The parish of Christ Episcopal Church in Red Wing, Minnesota, United States, was founded in 1858. It is a congregation of the Episcopal Diocese of Minnesota. The church's priest in charge is the Rev. Aaron Twait.

The church reported 298 members in 2015 and 192 members in 2023; no membership statistics were reported in 2024 parochial reports. Plate and pledge income reported for the congregation in 2024 was $205,422 with average Sunday attendance (ASA) of 56 persons. This was a relative decrease from ASA of 102 reported in 2017.

==History and building==
A wooden building was erected that served the early parish well, but by 1868 it was felt that the growth of the parish made the building of a larger church a necessity.

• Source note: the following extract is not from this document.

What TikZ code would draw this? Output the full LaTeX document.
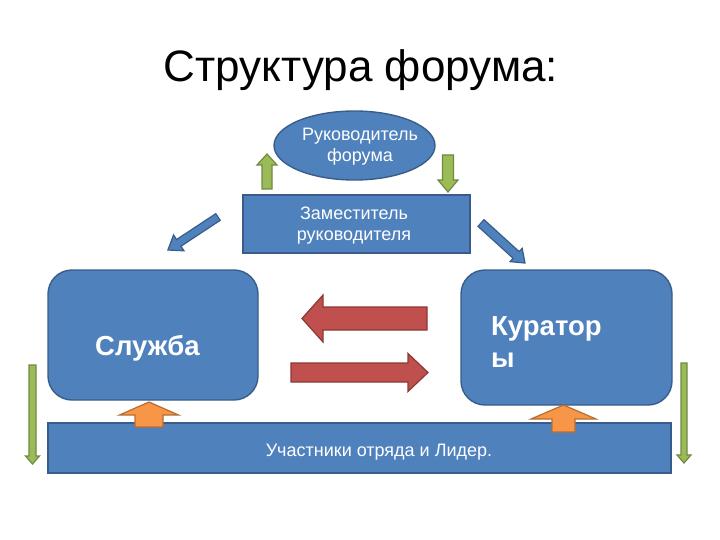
\documentclass[tikz,border=0pt]{standalone}
\usepackage{fontspec}
\setmainfont{Liberation Sans}
\usetikzlibrary{shapes.geometric}
\definecolor{slideblue}{HTML}{4F81BD}
\definecolor{slideblueline}{HTML}{385D8A}
\definecolor{slidegreen}{HTML}{9BBB59}
\definecolor{slidegreenline}{HTML}{71893F}
\definecolor{slidered}{HTML}{C0504D}
\definecolor{slideredline}{HTML}{8C3836}
\definecolor{slideorange}{HTML}{F79646}
\definecolor{slideorangeline}{HTML}{B66D31}
\tikzset{
  bluebox/.style={draw=slideblueline, fill=slideblue, line width=1.4pt, text=white, inner sep=0pt},
  greenarrow/.style={draw=slidegreenline, fill=slidegreen, line width=1.2pt},
  redarrow/.style={draw=slideredline, fill=slidered, line width=1.2pt},
  orangearrow/.style={draw=slideorangeline, fill=slideorange, line width=1.2pt},
  bluearrow/.style={draw=slideblueline, fill=slideblue, line width=1.2pt},
  smalltext/.style={text=white, font=\fontsize{18}{21}\selectfont, align=center, inner sep=0pt},
  bigtext/.style={text=white, font=\bfseries\fontsize{27.5}{32}\selectfont, align=left, inner sep=0pt}
}
% block arrow: (tail)(angle:length)(half body:half head:head length)
\def\blockarrow[#1](#2)(#3:#4)(#5:#6:#7){\begin{scope}[shift={(#2)},rotate=#3]\draw[#1] (0,-#5) -- ({#4-#7},-#5) -- ({#4-#7},-#6) -- (#4,0) -- ({#4-#7},#6) -- ({#4-#7},#5) -- (0,#5) -- cycle;\end{scope}}

\begin{document}
\begin{tikzpicture}[x=1pt, y=-1pt]
			%%%%% START %%%%%
			\useasboundingbox (0,0) rectangle (720,540);
			
			\node[anchor=base, font=\fontsize{44}{53}\selectfont] (title) at (361,82) {Структура форума:};
			
			\node[bluebox, ellipse, minimum width=161pt, minimum height=69pt] (leader) at (354.5,145.5) {};
			\node[smalltext] (leadertext) at (360,147) {Руководитель\\форума};
			
			\node[bluebox, minimum width=227pt, minimum height=58pt] (deputy) at (356.5,224) {};
			\node[smalltext] (deputytext) at (354,226) {Заместитель\\руководителя};
			
			\node[bluebox, rounded corners=24pt, minimum width=210pt, minimum height=130pt] (service) at (153,335) {};
			\node[bigtext, anchor=base west] (servicetext) at (95,355) {Служба};
			
			\node[bluebox, rounded corners=24pt, minimum width=211pt, minimum height=135pt] (curators) at (566.5,337.5) {};
			\node[bigtext, anchor=base west] (curatorstext) at (491,367) {Куратор\\ы};
			
			\node[bluebox, minimum width=623pt, minimum height=50pt] (members) at (359.5,448) {};
			\node[smalltext, anchor=base] (memberstext) at (379,456) {Участники отряда и Лидер.};
			
			% arrows
			\blockarrow[greenarrow](267,189)(90:35)(5:10:11)
			\blockarrow[greenarrow](448,155)(-90:37)(5.5:10:12)
			
			\blockarrow[bluearrow](218,217)(213.4:60)(4:9.5:13)
			\blockarrow[bluearrow](481,223)(-42.3:59.5)(4.5:9:12)
			
			\blockarrow[redarrow](427,318.5)(180:125)(11.5:23.5:21)
			\blockarrow[redarrow](291,372.5)(0:137)(9.5:19:20)
			
			\blockarrow[orangearrow](149,427)(90:25)(14:29.5:13)
			\blockarrow[orangearrow](563.5,432)(90:27)(11.5:32.5:14)
			
			\blockarrow[greenarrow](32.5,365)(-90:99)(3.5:7:8)
			\blockarrow[greenarrow](684,363)(-90:100)(3:7:8)
			%%%%% END %%%%%
\end{tikzpicture}
\end{document}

In the autumn of that year work began on the new building, constructed in Gothic Revival style following plans furnished by New York architect Henry C. Dudley.
- D.C. Hill was contracted to do the basic carpentry work; George H. Davis provided the finished carpentry (seats, columns, tracery, wainscoting; all of butternut finished in oil).
- G.A. Carlson carried out the stonework with magnesian limestone from his quarries.
- The windows were furnished by a "Mr. Sharpe from New York."

The cornerstone was laid June 24, 1869 and the new church was consecrated by Bishop Henry Benjamin Whipple on December 19, 1871. (Due to concerns about the foundations, the steeple was not added until 1897.)

The church is a contributing property to the Red Wing Mall Historic District, which is listed on the National Register of Historic Places.